The #1 Retaining Wall Failure: Poor Drainage
I’ve seen a lot of DIY retaining walls fail, and the cause is almost always the same: water. Specifically, water that had nowhere to go and built up behind the wall until the pressure exceeded what the structure could handle. This is called hydrostatic pressure, and it’s more powerful than most people imagine. A cubic foot of saturated soil weighs significantly more than dry soil, and when that weight has no drainage outlet, it pushes — hard — against whatever is holding it back.
The drainage system behind a retaining wall isn’t optional and it isn’t a nice-to-have. It is the single most important element of the entire build. The recipe is straightforward: weed fabric against the native soil, a minimum 12-inch wide column of clean crushed gravel behind every course of block, a perforated drain pipe at the base running to a free outlet, and weep holes every 6 to 8 feet if you’re building a solid-face wall without natural gaps. Every element works together. Skip any one of them and you’re relying entirely on the wall structure to handle pressure it was never designed to bear alone.
The weed barrier fabric I use to separate native soil from gravel backfill is the FEED GARDEN 4FT x 100FT Landscape Fabric Weed Barrier, which comes as two 4×50 foot rolls with 30 U-shaped stakes included. The 3.2oz geotextile weight is important here — it’s heavy enough to prevent fine soil particles from migrating into your gravel drainage zone (which would eventually clog it) while still being permeable to water flow. That distinction matters a lot behind a retaining wall, where you want water moving through freely but soil staying put. The included stakes make it easy to pin the fabric in place while you backfill, which is genuinely helpful when you’re working alone. This is the product I reach for on every drainage project now.
One more drainage point worth emphasizing: surface water management above the wall matters too. Grade the soil behind the wall to direct surface runoff away from the structure, and consider a swale or French drain upslope if you’re dealing with significant water volume.

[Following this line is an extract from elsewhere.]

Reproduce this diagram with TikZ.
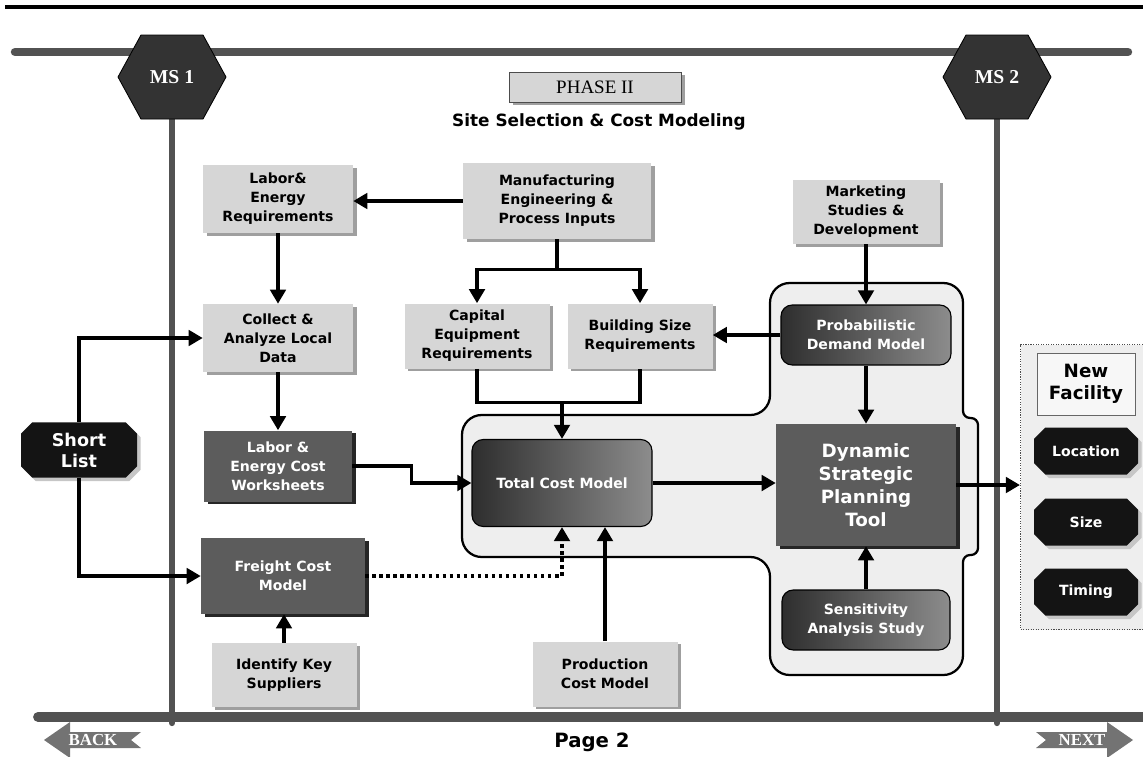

The best-built retaining wall in the world will struggle against an unmanaged volume of surface water flowing directly into the backfill zone every time it rains.
Final Thoughts
A well-executed retaining wall is one of the most satisfying outdoor projects you can take on. Whether you’re exploring simple retaining wall ideas for a garden border or planning a full slope-management build, the principles are the same: start with the right material for your situation, never skip the drainage, get permits when the height demands it, and take your time on that first course. The structural work is straightforward once you understand why each step matters. Do it right, and you’ll have a wall that holds for decades — and a yard that finally works the way you always wanted it to.